2.      Fix the U.S. Patent process: Again, this is not an original idea. Almost everyone agrees that the U.S. Patent & Trademark Office (USPTO) does not serve its original purpose: to protect inventors and encourage the spread of their ideas. In 1876, it took Alexander Graham Bell one month to get a patent for the telephone. In 2011, it takes nearly 3 years on average for the USPTO to review and award a patent. My experience with the USPTO shows a fundamental flaw in its culture. The USPTO takes an adversarial stance against the inventors who submit patents. Instead of assisting with the search and understanding of patentable ideas, the USPTO acts as a bureaucratic obstacle to the inventors it should be serving.

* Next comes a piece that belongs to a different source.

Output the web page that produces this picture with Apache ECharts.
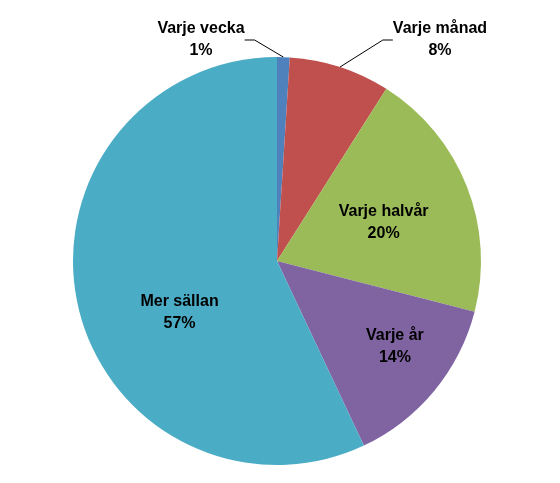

3.      Allow University researchers to own patent rights: Recently, a Swedish CEO colleague told me that the intellectual property (IP) that was the founding basis for his company was developed during the founder's graduate work at a Swedish University. Swedish law gives IP ownership rights to the researchers and/or faculty members (not the University as in U.S. law). Because of this, Sweden has a very high percentage of new businesses founded by University graduates, and natural business incubator communities develop around Universities in Sweden. Why shouldn’t the U.S. copy this excellent idea?

These are not the only ideas, and I am sure that there are many other ways to help restore the "American Dream". For me, the American Dream is what has and will continue to make America great. The American Dream is equality of opportunity for everyone. In America, we are not limited by class or economic status, by religion or race, or any other randomness of birth. We can do and be as much as we are able through our own initiative and hard work. Some people seize this opportunity to create a better life for themselves and their children, and in doing so, help create the prosperity that we all enjoy.